Perhaps farmers should take one for the team–i.e., put up with DST even though they don’t like it because it keeps city cash registers chinging into the twilight. Yet the contention that DST is good for business is doubtful. It may help some businesses, but it also stands to reason that other ones suffer. If people are more likely to browse the racks at Filene’s Basement in the daylight, then they’re probably also less likely to go to the movies or take-out restaurants. And in the morning, when it’s darker during rush hour, commuters are perhaps disinclined to stop at the corner store for a newspaper or the coffee bar for a latte. Although it’s impossible to know the precise economic effects of DST, any attempt to calculate them carries the malodorous whiff of industrial policy.
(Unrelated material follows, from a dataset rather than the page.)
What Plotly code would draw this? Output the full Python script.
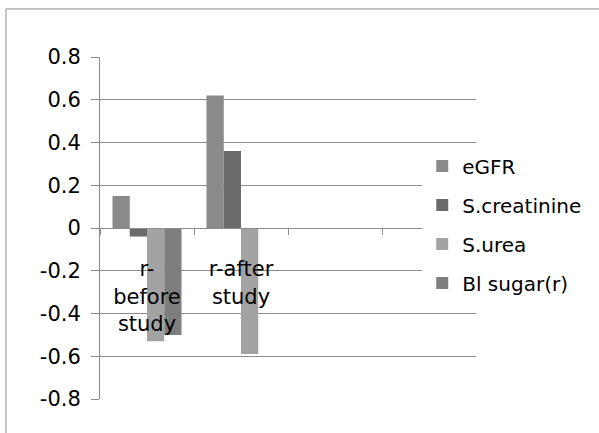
import plotly.graph_objects as go

categories = ["r-<br>before<br>study", "r-after<br>study", " ", "  "]
series_names = ["eGFR", "S.creatinine", "S.urea", "Bl sugar(r)"]
egfr = [0.15, 0.62, None, None]
s_creatinine = [-0.04, 0.36, None, None]
s_urea = [-0.53, -0.59, None, None]
bl_sugar = [-0.50, 0.0, None, None]
series_values = [egfr, s_creatinine, s_urea, bl_sugar]
colors = ["#8a8a8a", "#6b6b6b", "#a3a3a3", "#7e7e7e"]

y_tickvals = [0.8, 0.6, 0.4, 0.2, 0, -0.2, -0.4, -0.6, -0.8]
y_ticktext = ["0.8", "0.6", "0.4", "0.2", "0", "-0.2", "-0.4", "-0.6", "-0.8"]

FONT = "DejaVu Sans"
AX = "#8c8c8c"

fig = go.Figure()
for name, vals, col in zip(series_names, series_values, colors):
    fig.add_trace(go.Bar(x=categories, y=vals, name=name, marker_color=col,
                         marker_line_width=0, legendgroup=name))

fig.update_layout(
    width=599, height=433,
    margin=dict(l=100, r=123, t=57, b=34),
    paper_bgcolor="white", plot_bgcolor="white",
    barmode="group", bargap=0.266, bargroupgap=0,
    font=dict(family=FONT, size=20, color="black"),
    showlegend=True,
    legend=dict(x=0.857, xanchor="left", y=0.738, yanchor="top",
                bgcolor="white", font=dict(family=FONT, size=20),
                tracegroupgap=10, traceorder="grouped"),
    xaxis=dict(type="category", categoryorder="array", categoryarray=categories,
               anchor="free", position=0.5, showline=True, linecolor=AX, linewidth=1,
               ticks="outside", tickson="boundaries", ticklen=6, tickcolor=AX,
               showgrid=False, zeroline=False, ticklabelstandoff=22,
               tickfont=dict(family=FONT, size=21)),
    yaxis=dict(range=[-0.8, 0.8], tickvals=y_tickvals, ticktext=y_ticktext,
               showgrid=True, gridcolor=AX, gridwidth=1,
               showline=True, linecolor=AX, linewidth=1,
               ticks="outside", ticklen=8, tickcolor=AX,
               zeroline=False, ticklabelstandoff=6,
               tickfont=dict(family=FONT, size=21)),
    shapes=[dict(type="rect", xref="paper", yref="paper",
                 x0=-0.25, x1=1.34, y0=-0.15, y1=1.1404,
                 line=dict(color=AX, width=1), fillcolor="rgba(0,0,0,0)", layer="below")],
)

fig.write_html("out.html", config={"displayModeBar": False},
               post_script="document.body.style.margin='0';")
We’re also informed that DST helps conserve energy, apparently because people arriving home when the sun is still up don’t switch on their lights. Didn’t it occur to anybody that maybe they compensate by switching them on earlier in the morning? Moreover, people who arrive home from work an hour earlier during the hot summer months are probably more prone to turning up their air conditioners. According to Downing, the petroleum industry once was “an ardent and generous supporter” of DST because it believed people would hop in their cars and drive for pleasure–and guzzle more gas.

But the very worst thing about DST is that it’s bad for your health. According to Stanley Coren, a sleep expert at the University of British Columbia, the number of traffic accidents and fatal industrial mishaps (Ed: and painful falls) increase on the Monday after we spring forward. (Check out one of his studies here.) The reason, presumably, is because losing even a single hour of sleep over the weekend makes a lot of people a bit drowsier on what we might usefully call Black Monday. Unfortunately, there’s no compensating effect of a super-safe Monday as we go off DST and “fall back” in the autumn.

So DST is deadly. But maybe we should keep that troubling little fact to ourselves, before Congress decides to impose the National Bedtime Hour.